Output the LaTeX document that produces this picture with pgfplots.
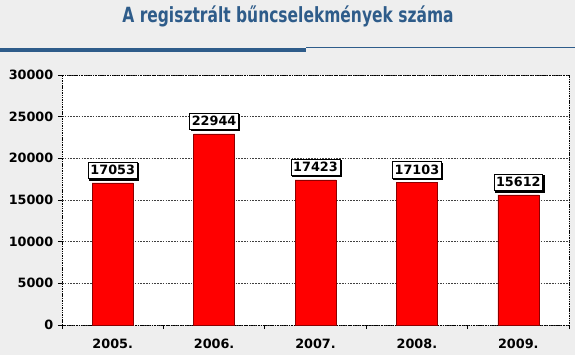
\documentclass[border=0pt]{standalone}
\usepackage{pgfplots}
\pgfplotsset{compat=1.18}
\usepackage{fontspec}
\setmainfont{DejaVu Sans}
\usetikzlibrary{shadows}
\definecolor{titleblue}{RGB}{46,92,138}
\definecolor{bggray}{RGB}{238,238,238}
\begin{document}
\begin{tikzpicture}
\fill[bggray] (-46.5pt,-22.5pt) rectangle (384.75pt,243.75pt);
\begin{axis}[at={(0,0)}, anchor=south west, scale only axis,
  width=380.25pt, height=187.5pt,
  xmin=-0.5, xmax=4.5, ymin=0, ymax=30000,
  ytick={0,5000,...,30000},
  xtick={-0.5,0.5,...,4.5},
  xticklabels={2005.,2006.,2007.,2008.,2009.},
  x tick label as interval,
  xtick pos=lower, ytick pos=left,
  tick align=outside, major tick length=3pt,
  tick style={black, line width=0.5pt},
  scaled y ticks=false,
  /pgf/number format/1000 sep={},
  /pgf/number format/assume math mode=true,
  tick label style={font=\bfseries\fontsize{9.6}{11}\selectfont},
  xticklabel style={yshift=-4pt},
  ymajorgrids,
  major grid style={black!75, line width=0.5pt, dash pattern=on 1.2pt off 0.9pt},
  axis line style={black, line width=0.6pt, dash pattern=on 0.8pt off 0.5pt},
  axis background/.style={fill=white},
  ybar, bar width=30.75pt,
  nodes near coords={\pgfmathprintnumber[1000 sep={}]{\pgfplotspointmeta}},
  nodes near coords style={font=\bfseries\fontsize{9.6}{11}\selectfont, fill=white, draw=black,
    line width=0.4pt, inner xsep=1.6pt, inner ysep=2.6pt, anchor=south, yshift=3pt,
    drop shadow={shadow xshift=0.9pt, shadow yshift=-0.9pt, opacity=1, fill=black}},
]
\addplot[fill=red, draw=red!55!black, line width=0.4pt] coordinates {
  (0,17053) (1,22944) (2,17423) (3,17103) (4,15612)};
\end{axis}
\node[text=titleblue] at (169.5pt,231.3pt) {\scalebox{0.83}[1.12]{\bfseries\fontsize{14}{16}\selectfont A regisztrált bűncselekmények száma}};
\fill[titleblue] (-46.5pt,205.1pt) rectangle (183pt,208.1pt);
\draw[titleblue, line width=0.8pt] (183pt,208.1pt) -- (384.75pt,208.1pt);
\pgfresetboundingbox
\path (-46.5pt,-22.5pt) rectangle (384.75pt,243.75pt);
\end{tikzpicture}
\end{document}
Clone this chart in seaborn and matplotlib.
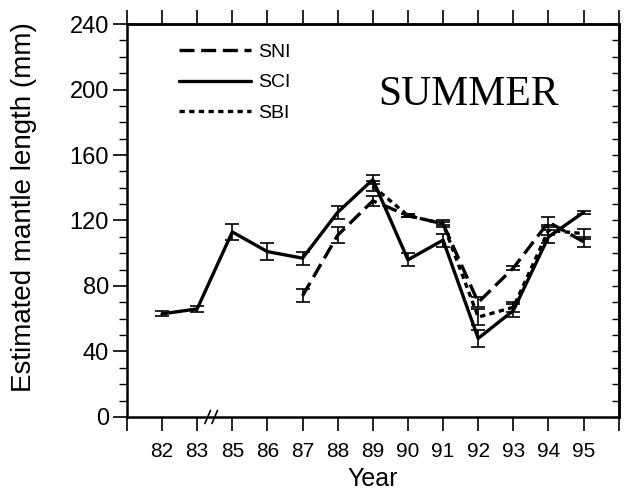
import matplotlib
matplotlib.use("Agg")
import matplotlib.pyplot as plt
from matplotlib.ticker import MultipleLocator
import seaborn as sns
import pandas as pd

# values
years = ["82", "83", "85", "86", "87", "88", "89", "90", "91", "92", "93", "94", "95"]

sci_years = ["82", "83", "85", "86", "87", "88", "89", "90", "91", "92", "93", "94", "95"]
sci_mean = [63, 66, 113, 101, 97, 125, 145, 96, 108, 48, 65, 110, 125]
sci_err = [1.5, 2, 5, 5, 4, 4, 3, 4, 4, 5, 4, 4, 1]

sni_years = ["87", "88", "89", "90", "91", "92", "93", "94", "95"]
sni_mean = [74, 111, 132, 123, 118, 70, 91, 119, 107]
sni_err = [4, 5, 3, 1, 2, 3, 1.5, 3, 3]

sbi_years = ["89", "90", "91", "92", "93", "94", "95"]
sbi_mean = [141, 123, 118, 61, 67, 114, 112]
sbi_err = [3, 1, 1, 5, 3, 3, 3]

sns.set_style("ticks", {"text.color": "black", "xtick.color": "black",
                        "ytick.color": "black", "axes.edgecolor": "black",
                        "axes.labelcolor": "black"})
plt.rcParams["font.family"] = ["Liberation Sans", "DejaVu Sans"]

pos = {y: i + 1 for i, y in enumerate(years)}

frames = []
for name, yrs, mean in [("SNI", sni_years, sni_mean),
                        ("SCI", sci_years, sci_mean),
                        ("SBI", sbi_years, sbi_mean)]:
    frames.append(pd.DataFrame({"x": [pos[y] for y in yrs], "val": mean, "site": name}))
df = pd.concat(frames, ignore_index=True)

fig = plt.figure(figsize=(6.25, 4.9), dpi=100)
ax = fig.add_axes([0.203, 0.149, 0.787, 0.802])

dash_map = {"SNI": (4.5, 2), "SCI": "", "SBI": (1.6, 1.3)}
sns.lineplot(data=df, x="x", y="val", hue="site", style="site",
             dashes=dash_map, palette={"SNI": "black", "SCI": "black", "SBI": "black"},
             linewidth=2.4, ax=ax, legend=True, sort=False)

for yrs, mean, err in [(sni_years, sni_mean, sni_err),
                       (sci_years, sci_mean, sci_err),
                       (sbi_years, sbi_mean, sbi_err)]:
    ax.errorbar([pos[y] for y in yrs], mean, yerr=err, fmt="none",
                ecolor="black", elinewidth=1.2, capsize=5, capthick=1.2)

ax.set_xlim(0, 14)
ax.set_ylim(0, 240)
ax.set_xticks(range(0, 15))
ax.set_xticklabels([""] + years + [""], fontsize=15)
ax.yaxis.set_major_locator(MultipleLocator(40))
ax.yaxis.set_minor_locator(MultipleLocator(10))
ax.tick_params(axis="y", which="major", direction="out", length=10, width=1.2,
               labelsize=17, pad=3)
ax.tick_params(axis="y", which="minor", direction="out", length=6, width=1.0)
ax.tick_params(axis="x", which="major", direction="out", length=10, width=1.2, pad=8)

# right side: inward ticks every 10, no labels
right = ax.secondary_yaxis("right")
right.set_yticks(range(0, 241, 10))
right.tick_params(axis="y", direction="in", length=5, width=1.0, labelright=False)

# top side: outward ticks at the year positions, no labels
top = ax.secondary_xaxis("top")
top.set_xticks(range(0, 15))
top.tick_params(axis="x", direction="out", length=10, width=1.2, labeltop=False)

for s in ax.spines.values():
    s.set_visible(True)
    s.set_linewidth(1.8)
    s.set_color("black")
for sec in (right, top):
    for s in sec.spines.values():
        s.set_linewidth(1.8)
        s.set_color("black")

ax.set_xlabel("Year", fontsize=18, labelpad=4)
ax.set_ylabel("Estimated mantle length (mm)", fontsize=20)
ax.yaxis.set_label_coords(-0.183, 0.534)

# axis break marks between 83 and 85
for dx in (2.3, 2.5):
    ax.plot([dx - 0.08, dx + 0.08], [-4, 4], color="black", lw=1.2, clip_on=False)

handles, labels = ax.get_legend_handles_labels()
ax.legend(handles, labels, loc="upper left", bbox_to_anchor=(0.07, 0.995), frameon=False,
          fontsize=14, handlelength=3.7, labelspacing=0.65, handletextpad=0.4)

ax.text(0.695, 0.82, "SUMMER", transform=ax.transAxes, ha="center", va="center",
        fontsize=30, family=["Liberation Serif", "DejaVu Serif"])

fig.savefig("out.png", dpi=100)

* [Set problem] Looking at the entries above, state how many lines contain "seaborn"; give the number alone.

* [Exercise solution] 2